Проще всего было бы ответить, что человеческое достоинство и самостоятельность вообще мало кому нужны в архаичных обществах и возникают как массовые явления только с ростом крупных городов, но ребенок исходит из наивной древней веры в то, что человек изначально был правильный и только потом его что-то заставило согнуться в дугу. Эту веру нельзя рушить до определенного возраста, чтобы ребенок не стал циником. Прогресс это слишком взрослая идея. Так дети превращают нас в благонамеренных обманщиков.
Или в тех, кто загружает в детское сознание шифры с отложенной расшифровкой: «Нарисуй мне встречу бумажного тигра и черной пантеры и расскажи что-нибудь о них».

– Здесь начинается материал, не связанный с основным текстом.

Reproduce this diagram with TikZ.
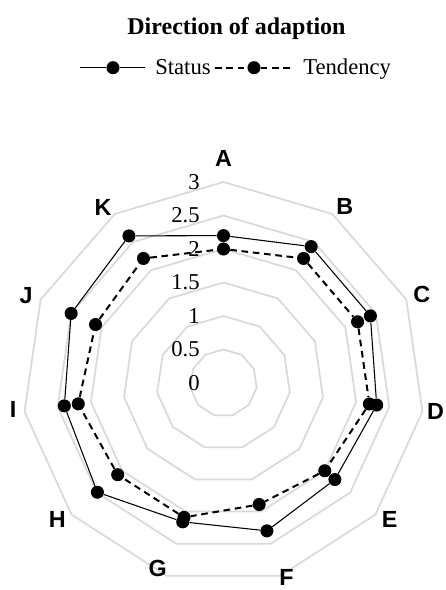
\documentclass[tikz,border=0pt]{standalone}
\usepackage{fontspec}
\setmainfont{Liberation Serif}
\newfontfamily\axisfont{Liberation Sans}
\definecolor{colorgrid}{HTML}{D9D9D9}
\tikzset{
  ringgrid/.style={colorgrid, line width=1.3pt, line join=miter},
  edgestatus/.style={black, line width=0.8pt},
  edgetend/.style={black, line width=1.5pt, dash pattern=on 5pt off 3.5pt},
  dotmark/.style={circle, fill=black, inner sep=0pt, minimum size=9.8pt},
  axislab/.style={font=\axisfont\bfseries\fontsize{17.5}{20}\selectfont, inner sep=0pt},
  ticklab/.style={font=\fontsize{17}{20}\selectfont, inner sep=0pt, anchor=east},
  legtext/.style={font=\fontsize{17}{20}\selectfont, inner sep=0pt, anchor=base west}
}

\begin{document}
\begin{tikzpicture}[x=0.75pt, y=0.75pt]
\useasboundingbox (-223.5,-207) rectangle (222.5,383);
\foreach \lev in {1,...,6}
  \draw[ringgrid] (90:{\lev*33.5}) \foreach \i in {1,...,10} { -- ({90-\i*360/11}:{\lev*33.5}) } -- cycle;
\foreach \t [count=\k from 0] in {0,0.5,1,1.5,2,2.5,3}
  \node[ticklab] (tick\k) at (-23.5,{\k*33.5}) {\t};
\foreach \lab/\ang/\rad in {A/90/225,B/55.5/214,C/24/217,D/-7.7/214,E/-39.4/215,F/-72/204,G/250.5/197,H/219.4/215,I/187.3/212,J/156/216,K/124.4/213}
  \node[axislab] (ax-\lab) at (\ang:\rad) {\lab};
% status
\foreach \v [count=\i from 0] in {2.2,2.42,2.41,2.31,2.2,2.3,2.16,2.49,2.4,2.5,2.61}
  \node[dotmark] (s-\i) at ({90-\i*360/11}:{\v*67}) {};
\draw[edgestatus] (s-0) -- (s-1) -- (s-2) -- (s-3) -- (s-4) -- (s-5) -- (s-6) -- (s-7) -- (s-8) -- (s-9) -- (s-10) -- (s-0);
% tendency
\foreach \v [count=\i from 0] in {2.0,2.21,2.2,2.2,2.0,1.89,2.09,2.09,2.19,2.1,2.21}
  \node[dotmark] (t-\i) at ({90-\i*360/11}:{\v*67}) {};
\draw[edgetend] (t-0) -- (t-1) -- (t-2) -- (t-3) -- (t-4) -- (t-5) -- (t-6) -- (t-7) -- (t-8) -- (t-9) -- (t-10) -- (t-0);
\node[font=\bfseries\fontsize{18}{21}\selectfont, anchor=base] (title) at (13,348) {Direction of adaption};
\coordinate (ls-a) at (-143.5,315.3);
\coordinate (ls-b) at (-78.5,315.3);
\node[dotmark] (ls-m) at (-110.5,315.3) {};
\draw[edgestatus] (ls-a) -- (ls-m) -- (ls-b);
\node[legtext] (leg-s) at (-68.5,308) {Status};
\coordinate (lt-a) at (-8.5,315.3);
\coordinate (lt-b) at (66.5,315.3);
\node[dotmark] (lt-m) at (30.5,315.3) {};
\draw[edgetend] (lt-a) -- (lt-m) -- (lt-b);
\node[legtext] (leg-t) at (79.5,308) {Tendency};
\end{tikzpicture}
\end{document}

Синяя птица и синие камушки
Социальный опыт ребенка проступает после трех лет. Алёна по-своему пересказывает сказку про японскую кошку и грозу: «Император стоял на каретной остановке, ждал свою карету…». У нас никогда не было автомобиля.
В четыре, воткнув в сугроб ряд сосулек, она называет это «Сити» и спрашивает, кто там живёт, «кроме Снежной Королевы»? Мне приходится разочаровать её, объяснив, что башни нужны богачам на случай, если начнется восстание, как в «Трёх толстяках». Только в башнях, окруженных войсками, они смогут укрыться от народа и только с вертолетных площадок на их крышах смогут бежать. С этого дня она начинает смотреть на голубые небоскребы вдали каким-то новым взглядом. Взглядом посвященного.
Через четыре года, пересказывая спектакль про Синюю Птицу: «Они ели невидимые пирожные и им от этого только больше хотелось, вот к ним и пришла фея». Я задумался над этим «вот к ним и…». Ребенок не различает иудео-христианского антагонизма духовное/материальное и интуитивно выводит первое из второго. Мир фей, символов и синих птиц для него естественно рождается из не утоленного желания справедливости, из мечты имущественного равенства.
Удивительно, что никто, насколько я помню, не обращал внимания на то, с чего начинается попадание детей в символический мир у Метерлинка. Сначала они тайком смотрят в ночное окно через улицу, где богатые дети празднуют Рождество. Особенно их поражает, как много у богатых детей пирожных и насколько они равнодушны к ним. Нестерпимость этого классового контраста заставляет детей мельника (не из его ли муки испечены пирожные?) воображать эти пирожные в своих руках и хвастаться друг перед другом их числом. Они воображают, что едят то, что принадлежит детям из богатого дома и в этот момент к ним входит фея, чтобы подарить им волшебный алмаз, позволяющий видеть суть вещей. Причиной выстраивания альтернативной реальности, причиной фантазмирования этого теософского мира, причиной художественного измышления невидимых пространств, является нестерпимость классового контраста между твоим и чужим положением.
Чтобы пояснить свою мысль, я описываю Алёне опыт одного британского этолога с двумя обезьянами. Он рассыпал в вольере камушки разных цветов и всякий раз, если одна из обезьян приносила ему синий, давал ей за это огурчик. Обе обезьяны быстро выучили правила и неплохо справлялись с этой работой. Тогда учёный усложнил опыт. Одной обезьяне он по-прежнему давал огурец, а другой изменил оплату труда и теперь за тот же синий камушек она получала гроздь винограда. Первая обезьяна не смогла терпеть этого долго. На второй или третий раз такой неравной оплаты, она швырнула синие камушки в ученого и села в углу, обиженно рыча и скаля зубы. Так она узнала сразу несколько человеческих понятий – «несправедливость», «бунт», «забастовка». Я не знаю, что происходило у обиженной обезьяны в голове, но если бы она была человеком, то в этот момент она «увидела» бы внутри себя нечто, несравнимо лучшее, чем виноградная гроздь, нечто вечное, не отнимаемое и не истощимое. Она изобрела бы мир фантазмических компенсаций социального неравенства – мир эйдосов, чистых идей, бессмертных душ и неуловимых синих птиц, одного цвета с ненавистными камнями.